Records to process:

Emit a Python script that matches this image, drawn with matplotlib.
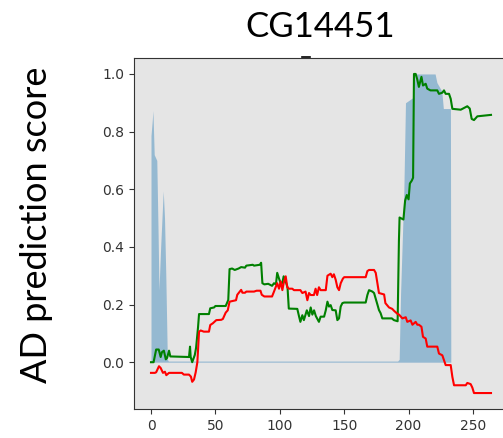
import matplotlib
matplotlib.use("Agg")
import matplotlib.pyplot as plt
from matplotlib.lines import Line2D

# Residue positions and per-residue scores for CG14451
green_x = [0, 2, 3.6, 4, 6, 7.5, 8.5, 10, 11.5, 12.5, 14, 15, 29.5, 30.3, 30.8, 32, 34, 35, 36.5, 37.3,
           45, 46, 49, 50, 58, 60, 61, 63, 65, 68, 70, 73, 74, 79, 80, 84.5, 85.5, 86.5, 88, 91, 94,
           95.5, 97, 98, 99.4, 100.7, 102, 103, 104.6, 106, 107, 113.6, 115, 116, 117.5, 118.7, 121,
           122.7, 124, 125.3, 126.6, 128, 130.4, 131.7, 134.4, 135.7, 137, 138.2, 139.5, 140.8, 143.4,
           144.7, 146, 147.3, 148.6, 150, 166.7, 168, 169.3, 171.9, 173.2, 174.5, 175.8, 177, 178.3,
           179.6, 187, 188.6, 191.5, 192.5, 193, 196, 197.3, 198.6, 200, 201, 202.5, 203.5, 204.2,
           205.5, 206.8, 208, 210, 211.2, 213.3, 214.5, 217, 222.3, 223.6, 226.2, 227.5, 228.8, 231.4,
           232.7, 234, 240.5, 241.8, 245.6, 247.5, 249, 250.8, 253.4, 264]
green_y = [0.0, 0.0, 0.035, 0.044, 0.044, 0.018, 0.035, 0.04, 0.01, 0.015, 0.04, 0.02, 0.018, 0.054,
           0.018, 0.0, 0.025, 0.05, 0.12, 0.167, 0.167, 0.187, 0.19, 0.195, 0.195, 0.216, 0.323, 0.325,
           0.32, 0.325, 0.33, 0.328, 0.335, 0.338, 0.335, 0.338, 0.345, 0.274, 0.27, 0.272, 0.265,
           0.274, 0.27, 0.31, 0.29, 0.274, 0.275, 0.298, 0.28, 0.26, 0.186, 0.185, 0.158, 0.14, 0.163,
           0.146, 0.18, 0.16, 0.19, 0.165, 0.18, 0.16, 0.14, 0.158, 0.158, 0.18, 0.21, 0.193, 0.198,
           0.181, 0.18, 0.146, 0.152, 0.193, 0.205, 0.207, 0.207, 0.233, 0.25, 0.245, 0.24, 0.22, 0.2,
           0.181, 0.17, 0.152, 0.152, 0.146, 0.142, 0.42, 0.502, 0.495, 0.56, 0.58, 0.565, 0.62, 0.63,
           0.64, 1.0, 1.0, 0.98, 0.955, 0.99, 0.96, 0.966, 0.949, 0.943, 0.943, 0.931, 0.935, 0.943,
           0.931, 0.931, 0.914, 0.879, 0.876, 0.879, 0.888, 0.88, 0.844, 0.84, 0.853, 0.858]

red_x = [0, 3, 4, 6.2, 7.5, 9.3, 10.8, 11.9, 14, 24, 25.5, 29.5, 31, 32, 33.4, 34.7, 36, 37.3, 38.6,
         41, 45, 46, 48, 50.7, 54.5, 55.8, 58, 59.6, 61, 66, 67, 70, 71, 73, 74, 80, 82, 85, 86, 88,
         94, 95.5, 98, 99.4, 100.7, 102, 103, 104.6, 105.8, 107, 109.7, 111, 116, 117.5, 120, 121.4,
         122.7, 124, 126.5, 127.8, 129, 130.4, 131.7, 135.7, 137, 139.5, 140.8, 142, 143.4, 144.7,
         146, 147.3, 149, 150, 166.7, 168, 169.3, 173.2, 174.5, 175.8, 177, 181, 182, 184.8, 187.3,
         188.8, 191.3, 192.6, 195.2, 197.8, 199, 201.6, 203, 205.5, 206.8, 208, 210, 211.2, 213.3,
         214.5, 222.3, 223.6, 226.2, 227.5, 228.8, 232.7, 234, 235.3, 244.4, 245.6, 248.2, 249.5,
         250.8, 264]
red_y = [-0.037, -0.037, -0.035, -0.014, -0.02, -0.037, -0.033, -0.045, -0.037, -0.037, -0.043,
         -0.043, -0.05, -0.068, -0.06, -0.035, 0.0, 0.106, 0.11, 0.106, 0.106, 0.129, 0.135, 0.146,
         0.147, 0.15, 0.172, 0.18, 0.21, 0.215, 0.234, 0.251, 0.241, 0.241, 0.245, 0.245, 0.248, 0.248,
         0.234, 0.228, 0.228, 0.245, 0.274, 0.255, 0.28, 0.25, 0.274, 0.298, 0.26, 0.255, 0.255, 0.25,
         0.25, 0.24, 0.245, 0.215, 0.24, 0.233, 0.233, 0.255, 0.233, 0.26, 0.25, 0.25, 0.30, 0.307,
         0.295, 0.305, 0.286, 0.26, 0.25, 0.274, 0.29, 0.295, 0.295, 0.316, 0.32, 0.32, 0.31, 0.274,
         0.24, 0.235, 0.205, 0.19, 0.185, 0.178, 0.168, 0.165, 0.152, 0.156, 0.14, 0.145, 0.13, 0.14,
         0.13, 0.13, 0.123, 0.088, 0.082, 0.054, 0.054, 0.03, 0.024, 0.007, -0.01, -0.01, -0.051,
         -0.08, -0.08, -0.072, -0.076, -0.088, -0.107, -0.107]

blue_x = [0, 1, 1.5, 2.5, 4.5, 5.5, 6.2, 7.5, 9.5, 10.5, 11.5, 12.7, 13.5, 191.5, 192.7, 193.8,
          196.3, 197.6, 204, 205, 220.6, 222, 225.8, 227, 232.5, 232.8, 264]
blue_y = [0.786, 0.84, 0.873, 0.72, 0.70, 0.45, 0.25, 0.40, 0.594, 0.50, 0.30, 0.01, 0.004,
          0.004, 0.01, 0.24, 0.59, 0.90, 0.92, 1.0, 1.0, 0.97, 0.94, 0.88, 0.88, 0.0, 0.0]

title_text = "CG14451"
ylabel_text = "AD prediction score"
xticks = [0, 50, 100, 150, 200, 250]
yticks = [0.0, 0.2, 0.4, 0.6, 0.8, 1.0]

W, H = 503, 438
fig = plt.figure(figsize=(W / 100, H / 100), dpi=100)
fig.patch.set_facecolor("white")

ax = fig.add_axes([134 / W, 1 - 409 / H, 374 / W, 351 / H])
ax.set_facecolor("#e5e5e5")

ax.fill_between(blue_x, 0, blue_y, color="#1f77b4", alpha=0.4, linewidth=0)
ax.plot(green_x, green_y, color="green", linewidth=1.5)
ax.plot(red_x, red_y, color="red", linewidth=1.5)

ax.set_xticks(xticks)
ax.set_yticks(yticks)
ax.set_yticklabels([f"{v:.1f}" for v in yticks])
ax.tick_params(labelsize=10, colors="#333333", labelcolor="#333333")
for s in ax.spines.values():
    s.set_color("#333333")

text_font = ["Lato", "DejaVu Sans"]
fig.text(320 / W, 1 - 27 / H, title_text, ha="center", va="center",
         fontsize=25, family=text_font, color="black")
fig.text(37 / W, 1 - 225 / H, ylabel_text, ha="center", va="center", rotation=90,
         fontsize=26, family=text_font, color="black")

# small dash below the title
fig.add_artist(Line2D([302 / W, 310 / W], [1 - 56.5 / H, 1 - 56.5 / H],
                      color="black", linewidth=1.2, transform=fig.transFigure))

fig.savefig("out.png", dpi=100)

--

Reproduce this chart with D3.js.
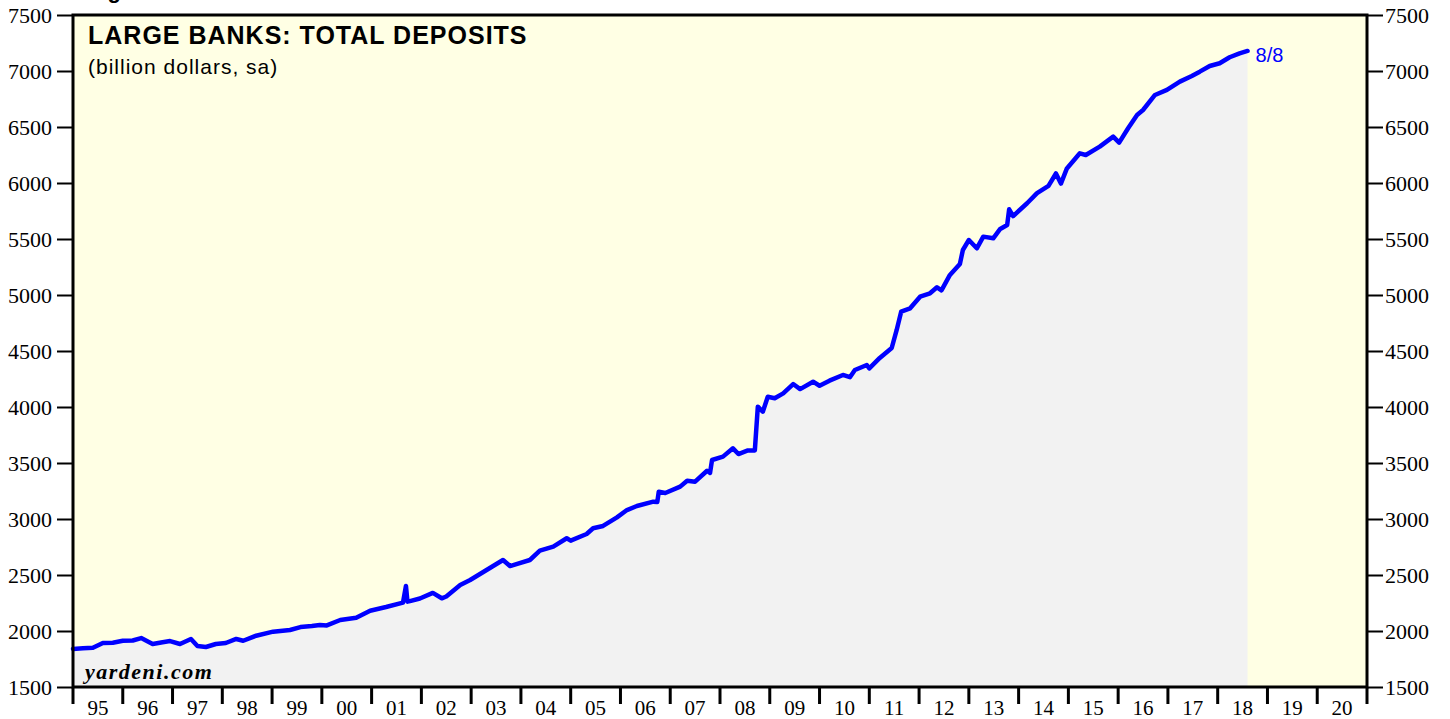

Prompt: Write out every line of the listing that holds the word "with".

Solution to this task:
Emit a Python script that matches this image, drawn with matplotlib.
Reproduce this chart with D3.js.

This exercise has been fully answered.